If the universe is in any way mind-like, then we have to ask whether it’s possible for us to perceive or commune with this underlying cosmic mentality. While any answer to this question is necessarily speculative, there is some evidence that our brains are organized in a way as to allow for these encounters to occur.

In Why God Won't Go Away: Brain Science and Belief (2001), Andrew Newberg, Eugene D'Aquii, and Vince Rause focus on the posterior superior parietal lobe, an area they refer to as the Orientation Association Area, or OAA. This is the part of the brain that distinguishes our body from its environment and allows us to navigate through the space around us.

Based on their research with experienced meditators, these authors believe that in deep meditation or prayer either the brain's quiescent or arousal system goes into overdrive, producing a corresponding activation of its counterpart—when pushed to its limit, the arousal system triggers the quiescent and vice-verse. As this happens, the brain enters a state known as de-afferentiation, in which the levels of sensory stimuli reaching the OAA suddenly fall. When this occurs, the OAA—which continues to function quite well despite the sudden loss of sensory input—produces an experience of infinite and ineffable oneness, interpreted either as pure egolessness or as immersion in a cosmic Other. If this state is achieved using methods that empty the mind of conscious thought through such practices as Zen meditation, then the experience will likely be one of egolessness. If, on the other hand, de-afferentiation follows intense focus on an image such as a holy symbol, then the experience will probably take the form of immersion in a cosmic Other. The authors emphasize that de-afferentiation isn’t pathological: it's not a seizure and it's not a psychotic episode.

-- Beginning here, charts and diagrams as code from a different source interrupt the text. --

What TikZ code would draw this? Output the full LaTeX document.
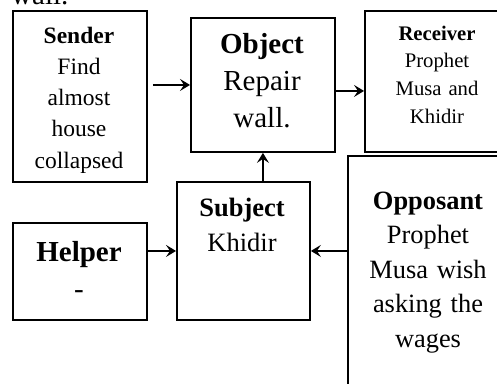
\documentclass[tikz,border=0pt]{standalone}
\usepackage{fontspec}
\setmainfont{Liberation Serif}
\usetikzlibrary{arrows.meta,calc}
\begin{document}
\begin{tikzpicture}[x=1pt,y=-1pt,
  box/.style={draw,line width=1.9pt,inner sep=0pt,anchor=north west},
  lbl/.style={anchor=base,inner sep=0pt,text width=170pt,align=center},
  arr/.style={line width=2pt,-{Stealth[length=10pt,width=12pt,inset=4pt]}}]
\useasboundingbox (0,0) rectangle (497,383);
\clip (0,0) rectangle (497,383);
% partially visible text from above
\node[anchor=base west,inner sep=0pt,font=\fontsize{29}{29}\selectfont] (topwall) at (11,4) {wall.};
% boxes
\node[box,minimum width=134pt,minimum height=171pt] (sender) at (12,10) {};
\node[box,minimum width=144pt,minimum height=134pt] (object) at (190,17) {};
\node[box,minimum width=200pt,minimum height=141pt] (receiver) at (364,10) {};
\node[box,minimum width=133pt,minimum height=138pt] (subject) at (176,181) {};
\node[box,minimum width=134pt,minimum height=97pt] (helper) at (12,222) {};
\node[box,minimum width=200pt,minimum height=300pt] (opposant) at (347,155) {};
% texts
\node[lbl,font=\fontsize{23.5}{31.3}\selectfont] (sendertxt) at (79,43) {\textbf{Sender}\\Find\\almost\\house\\collapsed};
\node[lbl,font=\fontsize{29}{37}\selectfont] (objecttxt) at (262,53) {\textbf{Object}\\Repair\\wall.};
\node[lbl,font=\fontsize{20.7}{27.6}\selectfont] (receivertxt) at (437,40.3) {\textbf{Receiver}\\Prophet\\Musa and\\Khidir};
\node[lbl,font=\fontsize{26.5}{35}\selectfont] (subjecttxt) at (242,216.7) {\textbf{Subject}\\Khidir};
\node[lbl,font=\fontsize{29}{36.6}\selectfont] (helpertxt) at (79,261.7) {\textbf{Helper}\\-};
\node[lbl,font=\fontsize{26.4}{34.5}\selectfont] (opposanttxt) at (428,209) {\textbf{Opposant}\\Prophet\\Musa wish\\asking the\\wages};
% connectors
\draw[arr,shorten <=5pt] (sender.east |- object.west) -- (object.west);
\draw[arr] ([yshift=-6pt]object.east) -- ([yshift=-6pt]object.east -| receiver.west);
\draw[arr] (subject.north -| object.south) -- (object.south);
\draw[arr] (helper.east |- subject.west) -- (subject.west);
\draw[arr] (subject.east -| opposant.west) -- (subject.east);
\end{tikzpicture}
\end{document}
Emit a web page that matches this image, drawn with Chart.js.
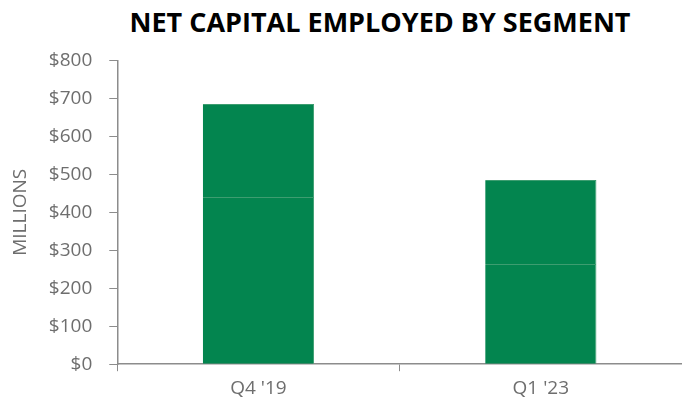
<!DOCTYPE html>
<html>
<head>
<meta charset="utf-8">
<script src="https://cdn.jsdelivr.net/npm/chart.js@4"></script>
<style>
  html, body { margin: 0; padding: 0; background: #fff; }
  #page { position: relative; width: 682px; height: 407px; }
  #title {
    position: absolute; left: 0; top: 0; width: 682px; box-sizing: border-box;
    padding: 2px 0 0 78px; text-align: center;
    font: bold 27px 'Open Sans', 'Noto Sans', sans-serif; color: #000;
    line-height: 40px; white-space: nowrap;
  }
  #wrap { position: absolute; left: 0; top: 32px; width: 682px; height: 375px; }
</style>
</head>
<body>
<div id="page">
  <div id="title">NET CAPITAL EMPLOYED BY SEGMENT</div>
  <div id="wrap"><canvas id="capChart"></canvas></div>
</div>
<script>
// Net capital employed, $ millions, two stacked segments per period
const periods = ["Q4 '19", "Q1 '23"];
const segmentLower = [440, 264];
const segmentUpper = [245, 221];
const yTicks = [0, 100, 200, 300, 400, 500, 600, 700, 800];

const green = '#03854f';
const seamGreen = '#3d9d70';
const axisGray = '#8c8c8c';
const textGray = '#6e6e6e';
const fontFamily = "'Open Sans', 'Noto Sans', sans-serif";

function initChart() {
    const ctx = document.getElementById('capChart').getContext('2d');
    const barStyle = {
        backgroundColor: green,
        borderColor: seamGreen,
        borderWidth: { top: 1, right: 1, left: 0, bottom: 0 },
        borderSkipped: false,
        categoryPercentage: 1,
        barPercentage: 0.394
    };
    return new Chart(ctx, {
        type: 'bar',
        data: {
            labels: periods,
            datasets: [
                Object.assign({ label: 'Segment A', data: segmentLower }, barStyle),
                Object.assign({ label: 'Segment B', data: segmentUpper }, barStyle)
            ]
        },
        options: {
            responsive: true,
            maintainAspectRatio: false,
            animation: false,
            layout: { padding: { left: 9, right: 0, top: 2, bottom: 1 } },
            plugins: {
                legend: { display: false },
                tooltip: { enabled: false },
                title: { display: false }
            },
            scales: {
                x: {
                    stacked: true,
                    border: { color: axisGray, width: 1.5 },
                    grid: {
                        offset: true,
                        drawOnChartArea: false,
                        drawTicks: true,
                        tickLength: 7,
                        color: axisGray
                    },
                    ticks: {
                        color: textGray,
                        padding: 6,
                        font: { family: fontFamily, size: 19 }
                    }
                },
                y: {
                    stacked: true,
                    min: 0,
                    max: 800,
                    afterBuildTicks: axis => { axis.ticks = yTicks.map(v => ({ value: v })); },
                    border: { color: axisGray, width: 1.5 },
                    grid: {
                        drawOnChartArea: false,
                        drawTicks: true,
                        tickLength: 8,
                        color: axisGray
                    },
                    ticks: {
                        color: textGray,
                        padding: 17,
                        font: { family: fontFamily, size: 19 },
                        callback: v => '$' + v
                    },
                    title: {
                        display: true,
                        text: 'MILLIONS',
                        color: textGray,
                        padding: { top: 0, bottom: 0 },
                        font: { family: fontFamily, size: 19 }
                    }
                }
            }
        }
    });
}

initChart();
</script>
</body>
</html>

De-afferentiation is remarkable in a number of ways, but most tellingly in how it's recalled later. When we dream or hallucinate, we're convinced that what we're experiencing is "real," but when we return to normal waking consciousness we can tell that what we experienced during these altered states was somehow less real than what we experience normally. In contrast, following a de-afferentiated state normal waking consciousness seems befuddled and unreal. Again and again, mystics claim that normal consciousness is like a waking dream in comparison with the lucidity of divine consciousness.

That this experience is produced by our brains doesn’t mean that it’s an illusion. After all, our capacities for mathematics and language are also generated by our brains. If the universe can reasonably be described as mind-like, then perhaps de-afferentiation is the means by which we transcend our perceptual filters and apprehend the divine ground of our being.

Joseph Campbell said that mythology uses poetic language to direct our attention to a realm of being that simply can’t be described in literal terms. De-afferentiation may be the brain state that provides direct access to this realm, which has gone by such names as the Godhead and Nirvana. If so, then besides having ample philosophical justification, theistic metaphysics would also be an appropriate expression of a remarkable faculty of the healthy human brain.

So read the evangelical atheists sceptically. To the extent that they criticize the literal interpretation of scripture and decry the ethical abuses committed in religion’s name, their work has merit and meaning. Once they go beyond this to attack theistic metaphysics for being unscientific and irrational, however, their critique fails, and they succumb to the same dogmatic foolishness they so readily condemn in others. When atheists like Hitchens and Harris then demonize and misrepresent religions such as Islam and then use this caricature to legitimize America’s imperial wars of aggression and the use of torture, evangelical atheism reveals itself to be just as bigoted as any other form of fundamentalism.